Iran, Sasanian Empire (224–651 CE), reign of Hormizd II (303–309) · Glyptic · Ancient Near East

Fire Altar Intaglio

Fire Altar Intaglio

Fire Altar Intaglio
Cleveland Museum of Art (CC0) · source

This chalcedony intaglio, dated to roughly AD 400 and attributed to the Sasanian Empire (AD 224–651), depicts a Zoroastrian fire altar rendered in three registers: a stepped pedestal, a central pillar, and an upper bowl presumably holding an eternal flame. A bird is positioned above the bowl, while two fish flank the pedestal base. The reverse bears an incised star motif. A drilled suspension hole indicates the stone functioned as a pendant, worn on a cord around the neck or wrist, making it simultaneously a devotional and personal ornament. Fire altars are among the most pervasive symbols in Sasanian glyptic art, appearing on coins, silver vessels, and seals to signal Zoroastrian religious identity and royal legitimacy; the Sasanian rulers styled themselves guardians of the sacred flame. The fish and bird elements introduce iconographic ambiguity.
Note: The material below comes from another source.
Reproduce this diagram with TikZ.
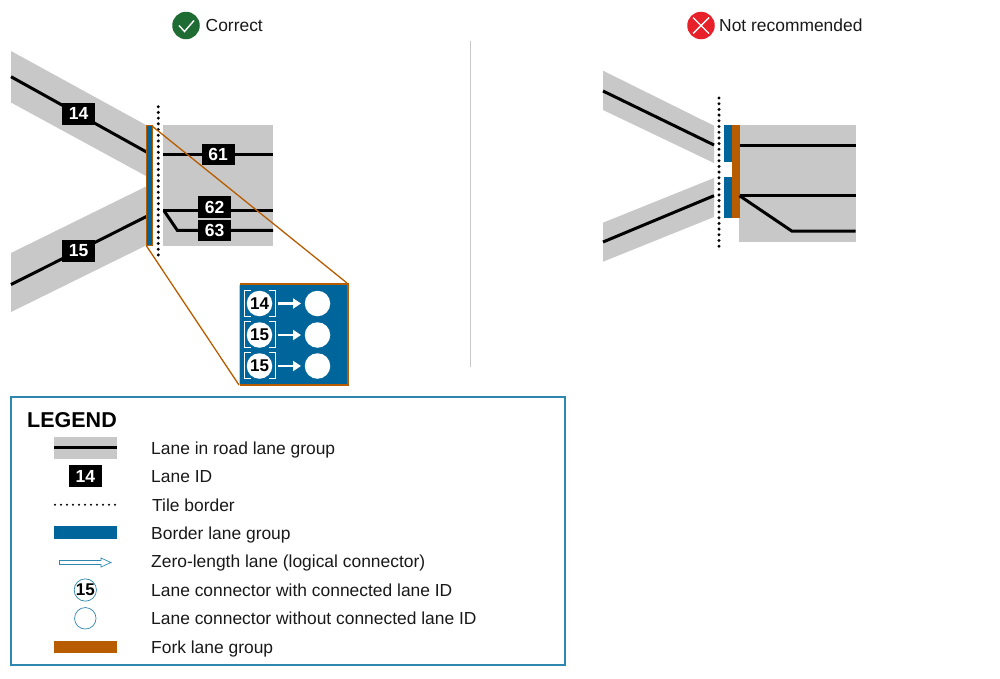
\documentclass[tikz,border=0pt]{standalone}
\usepackage{fontspec}
\setmainfont{Liberation Sans}
\usetikzlibrary{arrows.meta}
\definecolor{roadgray}{HTML}{C8C8C8}
\definecolor{borderblue}{HTML}{00659B}
\definecolor{forkorange}{HTML}{B85C00}
\definecolor{legendframe}{HTML}{2F86AE}
\definecolor{okgreen}{HTML}{1E6B34}
\definecolor{badred}{HTML}{E8202A}
\tikzset{
 x=1pt,y=-1pt,
 road/.style={fill=roadgray,draw=none},
 laneline/.style={draw=black,line width=3pt},
 laneid/.style={fill=black,text=white,font=\bfseries\fontsize{17.5}{17.5}\selectfont,inner sep=0pt,minimum width=33pt,minimum height=21.5pt},
 tileborder/.style={draw=black,line width=3.3pt,line cap=round,dash pattern=on 0pt off 5.7pt},
 bordergroup/.style={fill=borderblue,draw=none},
 forkgroup/.style={fill=forkorange,draw=none},
 zoomline/.style={draw=forkorange,line width=1.3pt},
 txt/.style={anchor=base west,inner sep=0pt,font=\fontsize{17.42}{17.42}\selectfont,text=black!90},
 conn/.style={circle,fill=white,inner sep=0pt,minimum size=25.5pt,font=\bfseries\fontsize{17}{17}\selectfont},
 whitearrow/.style={draw=white,line width=2.4pt,-{Triangle[length=8pt,width=10pt]}},
 legconn/.style={circle,draw=legendframe,line width=0.7pt,fill=white,inner sep=0pt,minimum size=21.5pt,font=\bfseries\fontsize{17}{17}\selectfont},
}
\newcommand{\cornerbox}[2]{%
 \draw[white,line width=1pt] (#1-9,#2-13)--(#1-15.5,#2-13)--(#1-15.5,#2+13)--(#1-9,#2+13);
 \draw[white,line width=1pt] (#1+9,#2-13)--(#1+15.5,#2-13)--(#1+15.5,#2+13)--(#1+9,#2+13);}
\begin{document}
\begin{tikzpicture}
\useasboundingbox (0,0) rectangle (1000,678);
% headings
\node[circle,fill=okgreen,minimum size=27.5pt,inner sep=0pt] (okicon) at (186,25.5) {};
\draw[white,line width=1.4pt] (179,25.5)--(184.5,31.5)--(194,20.5);
\node[txt] (oktext) at (205.5,31.5) {Correct};
\node[circle,fill=badred,minimum size=27.5pt,inner sep=0pt] (badicon) at (701,25.5) {};
\draw[white,line width=1.4pt] (693,17.5)--(709,33.5) (709,17.5)--(693,33.5);
\node[txt] (badtext) at (719,31.5) {Not recommended};
% divider
\draw[roadgray,line width=1.5pt] (470.5,41)--(470.5,367);
% LEFT
\fill[road] (11,51)--(146,125)--(146,176)--(11,102.5)--cycle;
\fill[road] (11,253)--(146,186.5)--(146,245.5)--(11,312)--cycle;
\fill[road] (163.3,125) rectangle (273,246);
\coordinate (a1) at (11,76.7); \coordinate (a2) at (146.5,152);
\coordinate (b1) at (11,284.5); \coordinate (b2) at (146.5,216.5);
\draw[laneline] (a1)--(a2);
\draw[laneline] (b1)--(b2);
\draw[laneline] (163.3,154.3)--(273,154.3);
\draw[laneline] (163.3,210.7)--(273,210.7);
\draw[laneline] (164,210.7)--(177.3,230.3)--(273,230.3);
\node[laneid] (n14) at (78.7,113.8) {14};
\node[laneid] (n15) at (78.7,250.8) {15};
\node[laneid] (n61) at (218,154.5) {61};
\node[laneid] (n62) at (214.5,207.2) {62};
\node[laneid] (n63) at (214.5,230.5) {63};
\draw[tileborder] (158.3,106.7)--(158.3,259);
% zoom lines
\draw[zoomline] (152,126)--(347,283);
\draw[zoomline] (146.5,246)--(239,385);
\fill[forkorange] (146.2,125) rectangle (153,246.4);
\fill[borderblue] (147.2,126) rectangle (152,245.4);
% zoom box
\fill[borderblue] (239.5,283.5) rectangle (347.5,385);
\draw[forkorange,line width=2pt] (239.5,283.5)--(347.5,283.5)--(347.5,385)--(239.5,385);
\draw[line width=1pt,draw=roadgray] (239.3,284.5)--(239.3,384);
\foreach \y/\b/\t/\nm in {303.5/303.3/14/p,335/334.3/15/q,366/365.5/15/r}{
 \cornerbox{259.5}{\b}
 \node[conn] (c\nm) at (259.5,\y) {\t};
 \node[conn] (d\nm) at (317.5,\y) {};
 \draw[whitearrow] (278,\y)--(301,\y);
}
% RIGHT
\fill[road] (603,70.7)--(714,125.7)--(714,163)--(603,110)--cycle;
\fill[road] (603,222.7)--(714,178)--(714,217)--(603,261.7)--cycle;
\fill[road] (739.3,124.5) rectangle (855.7,241.7);
\draw[laneline] (603,91)--(714,145);
\draw[laneline] (603,242)--(714,195.7);
\draw[tileborder] (719,98)--(719,250);
\fill[bordergroup] (723.7,124.5) rectangle (731.5,162.3);
\fill[bordergroup] (723.7,177.3) rectangle (731.5,218);
\fill[forkgroup] (731.5,124.5) rectangle (739.5,218);
\draw[laneline] (739.5,145.7)--(855.7,145.7);
\draw[laneline] (739.5,195.7)--(855.7,195.7);
\draw[laneline] (739.5,195.7)--(791.7,231)--(855.7,231);
% LEGEND
\draw[legendframe,line width=1.5pt] (11,397) rectangle (565,665);
\node[anchor=west,inner sep=0pt,font=\bfseries\fontsize{21.5}{21.5}\selectfont] (legtitle) at (27,420) {LEGEND};
\fill[road] (54,437) rectangle (117,458.7);
\draw[draw=black,line width=3pt] (54,447.7)--(117,447.7);
\node[txt] (l1) at (151,454) {Lane in road lane group};
\node[laneid] (leg14) at (85.3,476.2) {14};
\node[txt] (l2) at (151,482.5) {Lane ID};
\draw[draw=black,line width=2.4pt,line cap=round,dash pattern=on 0pt off 6pt] (55,504.7)--(116,504.7);
\node[txt] (l3) at (152,511) {Tile border};
\fill[bordergroup] (54,526.3) rectangle (117,539);
\node[txt] (l4) at (151,539.5) {Border lane group};
\draw[legendframe,line width=0.7pt,fill=white] (59.5,560.5)--(101,560.5)--(101,558)--(111,562.5)--(101,567)--(101,564.5)--(59.5,564.5)--cycle;
\node[txt] (l5) at (151,567.7) {Zero-length lane (logical connector)};
\node[legconn] (leg15) at (85.3,590) {15};
\node[txt] (l6) at (151,596) {Lane connector with connected lane ID};
\node[legconn] (legempty) at (85.3,618.3) {};
\node[txt] (l7) at (151,624.5) {Lane connector without connected lane ID};
\fill[forkgroup] (54,640.7) rectangle (117,653.3);
\node[txt] (l8) at (151,653) {Fork lane group};
\end{tikzpicture}
\end{document}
Both motifs appear in contemporaneous Christian art—fish as a well-documented early Christian symbol and birds (particularly doves) as emblems of the Holy Spirit—yet neither carries an exclusively Christian meaning in a Sasanian context. Scholars caution against reading the combination as evidence of religious syncretism without supporting textual evidence. Biblically, the Sasanian period overlaps with communities described in the Acts of the Apostles and the Pauline epistles as spreading through Mesopotamia and Persia, regions then under Parthian and later Sasanian rule; this artifact illuminates the broader religious environment those communities navigated. The stone is held at the Cleveland Museum of Art. Sources: Cleveland Museum of Art collection records; Rika Gyselen, Sasanian Seals and Sealings in the A. Saeedi Collection (2007); Philippe Gignoux, Catalogue des sceaux, camées et bulles sasanides (1978).

Why this matters

This intaglio offers direct material evidence of Zoroastrian devotional practice at the personal level during the Sasanian period, the empire that governed the eastern diaspora regions touched by early Christian mission; its ambiguous bird-and-fish imagery also illustrates the interpretive challenges scholars face when distinguishing religious syncretism from shared decorative conventions in late-antique Iran.